Cheaper rates was the main reason behind mobile phone users switching, according to the survey. In fixed line services, most users switched providers to obtain better broadband services.

The survey, a first for the commission, was conducted in two stages by Roy Morgan Research. The first stage involved data analysis of Roy Morgan's annual overall survey of consumer behaviour.

Read more of the survey here.

This survey covered 12,000 consumers across New Zealand and 50,000 in Australia.

The second stage involved tailored telephone interviews with 1053 mobile and fixed-line customers throughout New Zealand.

The main reason for fixed-line switching in the telephone survey was to improve broadband service (48.6 per cent).

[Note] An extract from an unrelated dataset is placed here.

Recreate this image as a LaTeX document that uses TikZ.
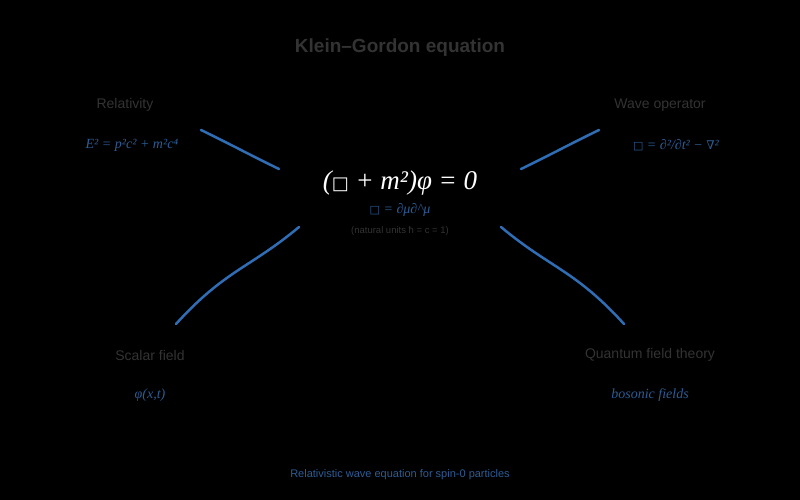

Of those that switched service providers, cost (41 per cent) and the need for a higher data cap (33 per cent) were given as the main reasons for not staying with their provider.

Few customers (4 per cent) listed faster broadband as a reason.

The leading reasons given by consumers in all age groups for switching mobile providers were cheaper services (46 per cent, better network coverage (22 per cent), and being on the same network as family and friends (20 per cent).

For those wanting to be on the same network as family and friends, 79 per cent explained that the main reason was cheaper services.

Almost 80 per cent of survey respondents in the telephone survey said they were unlikely to switch mobile providers in the next 12 months.

"Inertia and customer satisfaction with their existing provider appear to be the main reasons for not switching mobile service providers," the commission said.

Respondents who did switch overwhelmingly indicated a positive customer experience (almost 82 per cent).

The survey is the first commission-funded study of customer issues that could affect competition in telecommunications markets.

Previous studies have concentrated on service providers.

"We commissioned this survey of customer experience to find out if there were any significant barriers stopping consumers from switching providers," Telecommunications Commissioner Ross Patterson said.

He said the study indicated that switching barriers did not appear to be significant.

"However, the telecommunications sector is extremely dynamic and these results are a snapshot in time, and the commission will continue to monitor development in the market," Patterson said.